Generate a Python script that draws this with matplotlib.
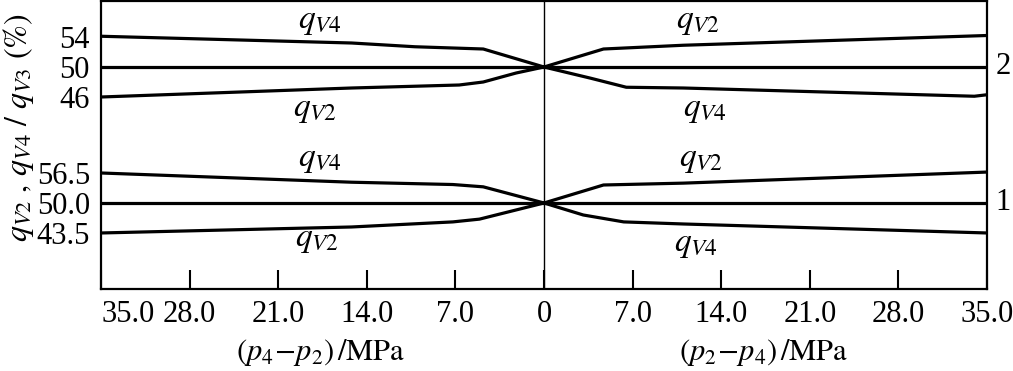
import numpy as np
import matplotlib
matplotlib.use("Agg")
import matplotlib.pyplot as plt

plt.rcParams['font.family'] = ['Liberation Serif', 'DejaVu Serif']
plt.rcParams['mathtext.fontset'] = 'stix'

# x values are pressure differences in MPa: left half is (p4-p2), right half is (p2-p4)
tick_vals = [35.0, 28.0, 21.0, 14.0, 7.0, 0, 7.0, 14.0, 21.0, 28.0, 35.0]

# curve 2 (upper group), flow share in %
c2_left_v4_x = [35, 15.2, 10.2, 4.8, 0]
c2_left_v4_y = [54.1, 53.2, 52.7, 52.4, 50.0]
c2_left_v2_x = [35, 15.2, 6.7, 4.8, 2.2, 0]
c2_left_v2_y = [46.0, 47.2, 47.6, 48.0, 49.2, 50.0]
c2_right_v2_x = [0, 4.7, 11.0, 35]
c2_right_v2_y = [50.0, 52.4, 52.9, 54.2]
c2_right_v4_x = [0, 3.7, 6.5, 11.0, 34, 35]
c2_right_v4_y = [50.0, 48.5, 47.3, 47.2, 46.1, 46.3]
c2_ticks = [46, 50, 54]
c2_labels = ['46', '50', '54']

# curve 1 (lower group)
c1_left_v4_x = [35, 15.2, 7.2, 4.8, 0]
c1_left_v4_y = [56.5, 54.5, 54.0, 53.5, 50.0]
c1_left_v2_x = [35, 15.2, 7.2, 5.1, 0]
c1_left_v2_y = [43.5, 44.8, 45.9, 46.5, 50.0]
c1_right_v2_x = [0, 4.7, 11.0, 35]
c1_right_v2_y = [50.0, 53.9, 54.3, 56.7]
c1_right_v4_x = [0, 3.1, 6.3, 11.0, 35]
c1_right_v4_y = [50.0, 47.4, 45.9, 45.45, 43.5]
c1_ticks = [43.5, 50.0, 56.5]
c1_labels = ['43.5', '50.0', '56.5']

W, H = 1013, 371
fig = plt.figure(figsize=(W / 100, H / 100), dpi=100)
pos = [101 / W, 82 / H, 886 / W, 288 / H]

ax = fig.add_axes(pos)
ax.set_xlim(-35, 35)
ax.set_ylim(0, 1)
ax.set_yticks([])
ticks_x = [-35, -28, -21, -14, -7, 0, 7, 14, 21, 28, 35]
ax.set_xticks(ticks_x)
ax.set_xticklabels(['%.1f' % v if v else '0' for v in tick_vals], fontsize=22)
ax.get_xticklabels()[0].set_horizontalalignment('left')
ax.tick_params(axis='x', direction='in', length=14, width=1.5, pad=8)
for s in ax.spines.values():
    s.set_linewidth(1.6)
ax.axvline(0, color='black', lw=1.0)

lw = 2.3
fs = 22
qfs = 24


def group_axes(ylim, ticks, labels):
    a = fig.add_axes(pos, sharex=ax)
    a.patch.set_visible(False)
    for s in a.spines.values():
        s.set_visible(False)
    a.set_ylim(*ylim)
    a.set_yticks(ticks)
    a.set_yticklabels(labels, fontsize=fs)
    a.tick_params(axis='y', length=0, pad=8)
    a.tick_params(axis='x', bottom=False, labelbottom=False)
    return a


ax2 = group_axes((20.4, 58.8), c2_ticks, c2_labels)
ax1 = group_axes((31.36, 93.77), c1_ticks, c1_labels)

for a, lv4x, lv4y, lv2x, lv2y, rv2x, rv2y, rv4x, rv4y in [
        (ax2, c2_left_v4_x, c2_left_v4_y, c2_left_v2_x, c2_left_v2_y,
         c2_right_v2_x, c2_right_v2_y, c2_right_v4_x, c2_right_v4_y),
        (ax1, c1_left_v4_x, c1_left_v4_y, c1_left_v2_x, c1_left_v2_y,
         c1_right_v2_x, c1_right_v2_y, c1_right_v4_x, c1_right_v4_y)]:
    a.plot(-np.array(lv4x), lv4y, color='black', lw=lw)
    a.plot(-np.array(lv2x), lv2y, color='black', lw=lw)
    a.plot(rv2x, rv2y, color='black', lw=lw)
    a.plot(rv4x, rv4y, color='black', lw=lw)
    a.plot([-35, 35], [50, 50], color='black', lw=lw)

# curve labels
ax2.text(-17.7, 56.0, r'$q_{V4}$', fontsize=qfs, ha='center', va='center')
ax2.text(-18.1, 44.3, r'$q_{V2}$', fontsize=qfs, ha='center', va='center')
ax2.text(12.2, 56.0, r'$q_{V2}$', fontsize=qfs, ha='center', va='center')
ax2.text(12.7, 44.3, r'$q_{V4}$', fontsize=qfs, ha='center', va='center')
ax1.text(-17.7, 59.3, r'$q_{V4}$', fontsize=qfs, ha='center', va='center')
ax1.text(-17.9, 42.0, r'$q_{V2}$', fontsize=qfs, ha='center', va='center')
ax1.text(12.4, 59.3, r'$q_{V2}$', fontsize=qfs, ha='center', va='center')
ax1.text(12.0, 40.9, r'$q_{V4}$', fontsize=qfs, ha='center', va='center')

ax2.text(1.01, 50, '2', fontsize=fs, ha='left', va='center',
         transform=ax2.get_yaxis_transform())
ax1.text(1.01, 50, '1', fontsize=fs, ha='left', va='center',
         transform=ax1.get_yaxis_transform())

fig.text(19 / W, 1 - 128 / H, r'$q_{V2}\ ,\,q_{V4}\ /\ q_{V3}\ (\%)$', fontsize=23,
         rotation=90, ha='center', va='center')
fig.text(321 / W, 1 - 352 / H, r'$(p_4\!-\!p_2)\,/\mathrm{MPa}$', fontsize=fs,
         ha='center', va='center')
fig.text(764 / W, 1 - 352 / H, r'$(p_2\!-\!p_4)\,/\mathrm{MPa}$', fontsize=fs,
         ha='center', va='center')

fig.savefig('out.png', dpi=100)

TASK DIRECTIONS:
Copy each line that contains the word "matplotlib".

WORKED SOLUTION:
Generate a Python script that draws this with matplotlib.
import matplotlib
matplotlib.use("Agg")
import matplotlib.pyplot as plt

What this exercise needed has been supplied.